Chronik des Leipziger Rundfunkchores

von Rüdiger Koch

 

 

1990/1991 Die erste Spielzeit nach der Abwicklung des DDR-Staatsfunks:

Rundfunkchor und Sinfonieorchester als Spielbälle der Politik  XXII-02

Im Konzertreport des Rundfunks der DDR begrüßte Horst Fliegel wie in jedem Jahr die Konzertfreunde:
„Wir heißen Sie zur Spielzeit 1990/91 willkommen und freuen uns sehr, viele neue Besucher aus der Bundesrepublik Deutschland und Berlin (West) begrüßen zu dürfen. Die grundlegende politische Erneuerung in unserem Lande, die alle Bereiche des gesellschaftlichen Lebens durchdringt, schuf die Voraussetzung für eine Öffnung, auf die beide Seiten seit Jahrzehnten hofften.“

Zum Redaktionsschluß am 1. März 1990 konnte man nciht erahnen, dass der DDR-Staatsrundfunk nur noch wenige Wochen existieren sollte. Anfang Juli nahm der öffentlch-rechtliche Sender SACHSEN RADIO seinen Sendebetrieb im selben Funkhaus in der Springerstraße auf und übertrug auf seinen Programmen alle geplanten Leipziger Rundfunkkonzerte.
Dokument: Archiv des Leipziger Rundfunkchores

1989 unterzeichnete Fliegel noch als Komiteemitglied für Musik.
Nun, nachdem das Staatliche Rundfunkkomitee mit Beschluss der Modrow-Regierung vom 30. November 1989 aufgelöst worden war, begrüßt er die Konzertbesucher nur noch als „Leiter der Hauptabteilung Musik“:
Die Freude auf viele neue Besucher aus dem Westen klingt etwas blasphemisch. Die Beteuerung, jahrzehntelang auf eine Öffnung der DDR gehofft zu haben, ist aus der Feder eines ehemaligen Komiteemitglieds wenig glaubwürdig. Während der Konzertreport noch im Druck lag, waren alle Chancen für eine „grundlegende politische Erneuerung“ der DDR und seines Staatsrundfunks vertan.

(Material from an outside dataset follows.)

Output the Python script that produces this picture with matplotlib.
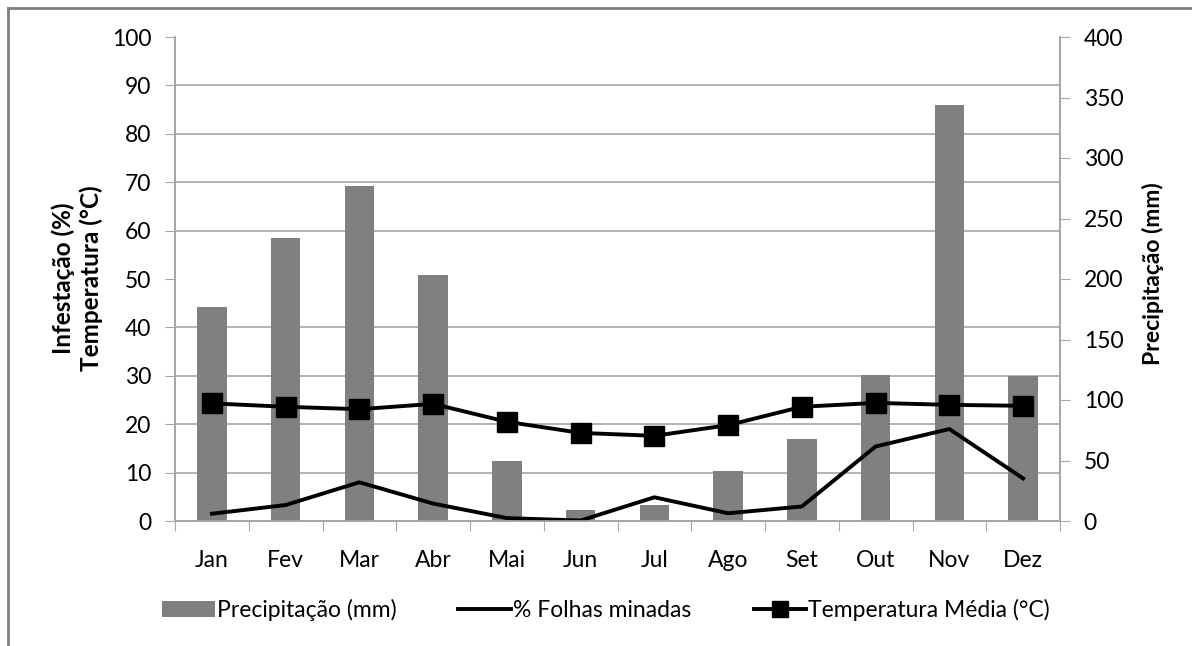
import numpy as np
import matplotlib.pyplot as plt
from matplotlib.lines import Line2D

plt.rcParams['font.family'] = ['Lato', 'DejaVu Sans']

# ---- data ----
months = ['Jan', 'Fev', 'Mar', 'Abr', 'Mai', 'Jun',
          'Jul', 'Ago', 'Set', 'Out', 'Nov', 'Dez']
precip_mm = [177, 234, 277, 203, 50, 9, 13, 41, 67.5, 121, 343.5, 119.5]
folhas_minadas = [1.5, 3.3, 8.0, 3.6, 0.6, 0.1, 4.9, 1.6, 3.0, 15.4, 19.0, 8.8]
temp_media = [24.3, 23.6, 23.1, 24.2, 20.5, 18.2, 17.6, 19.8, 23.6, 24.4, 24.0, 23.8]

grid_col = '#a6a6a6'
bar_col = '#808080'
fs = 16.5

fig = plt.figure(figsize=(11.92, 6.46), dpi=100)
ax = fig.add_axes([175/1192, 1 - 521/646, 885/1192, 484/646])
ax2 = ax.twinx()

x = np.arange(len(months))

# bars on the right axis (mm), drawn below the lines
ax2.bar(x, precip_mm, width=0.4, color=bar_col, zorder=3,
        label='Precipitação (mm)')
ax2.set_ylim(0, 400)
ax2.set_yticks(np.arange(0, 401, 50))
# gridlines at the left-axis positions (every 10 % = 40 mm)
ax2.set_yticks(np.arange(0, 401, 40), minor=True)
ax2.yaxis.grid(True, which='minor', color=grid_col, linewidth=1.2, zorder=0)
ax2.tick_params(axis='y', which='minor', length=0)
ax2.tick_params(axis='y', which='major', length=7, color=grid_col,
                labelsize=fs, pad=10)
ax2.set_axisbelow(True)

# lines on the left axis, drawn above
ax.set_zorder(ax2.get_zorder() + 1)
ax.patch.set_visible(False)
ax.plot(x, folhas_minadas, '-', color='black', linewidth=2.8,
        label='% Folhas minadas')
ax.plot(x, temp_media, '-s', color='black', linewidth=2.8, markersize=14,
        label='Temperatura Média (°C)')
ax.set_ylim(0, 100)
ax.set_yticks(np.arange(0, 101, 10))
ax.tick_params(axis='y', length=7, color=grid_col, labelsize=fs, pad=10)

ax.set_xlim(-0.5, 11.5)
ax.set_xticks(np.arange(-0.5, 12, 1))
ax.set_xticklabels([])
ax.set_xticks(x, minor=True)
ax.set_xticklabels(months, minor=True)
ax.tick_params(axis='x', which='major', length=7, color=grid_col)
ax.tick_params(axis='x', which='minor', length=0, labelsize=fs, pad=21)

for a in (ax, ax2):
    a.spines['top'].set_visible(False)
    for side in ('left', 'right', 'bottom'):
        a.spines[side].set_color(grid_col)
        a.spines[side].set_linewidth(1.2)

fig.text(77/1192, 1 - 278/646, 'Infestação (%)\nTemperatura (°C)',
         rotation=90, ha='center', va='center', fontsize=17.5,
         fontweight='bold', linespacing=1.2)
fig.text(1153/1192, 1 - 274/646, 'Precipitação (mm)', rotation=90,
         ha='center', va='center', fontsize=fs, fontweight='bold')

h1, l1 = ax2.get_legend_handles_labels()
h2, l2 = ax.get_legend_handles_labels()
fig.legend(h1 + h2, l1 + l2, loc='center', bbox_to_anchor=(606/1192, 1 - 610/646),
           ncol=3, frameon=False, fontsize=fs, handlelength=2.3,
           handletextpad=0.1, columnspacing=2.7, markerscale=0.8)

# outer chart border (top and left visible)
fig.add_artist(Line2D([8/1192, 1], [1 - 8/646, 1 - 8/646], color='#7f7f7f',
                      linewidth=2, transform=fig.transFigure))
fig.add_artist(Line2D([8/1192, 8/1192], [0, 1 - 8/646], color='#7f7f7f',
                      linewidth=2, transform=fig.transFigure))

fig.savefig('out.png', dpi=100)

Auf den Titelseiten der Programmhefte jener Zeit lässt sich die Entwicklung vom DDR Rundfunk hin zum öffentlich-rechtlichen „SACHSEN RADIO“ ablesen:

Das Volk der DDR hatte sich mit den Füßen und die Volkskammer durch den Beitrittsbeschluss vom 23. August 1990 gegen eine Erneuerung des Landes ausgesprochen. Die Zeichen für ein vereintes Deutschland standen auf Grün. Und der Rundfunkchor sollte am Vereinigungsprozess nicht nur hautnah beteiligt sein, sondern dessen Auswirkungen ganz direkt zu spüren bekommen.

 

Reisefreiheit ohne politische Hindernisse

Eine positive Auswirkung des gefallenen Eisernen Vorhangs ist es zunächst, dass Reisen über die Grenzen der DDR hinaus kein grundsätzliches Problem mehr darstellen.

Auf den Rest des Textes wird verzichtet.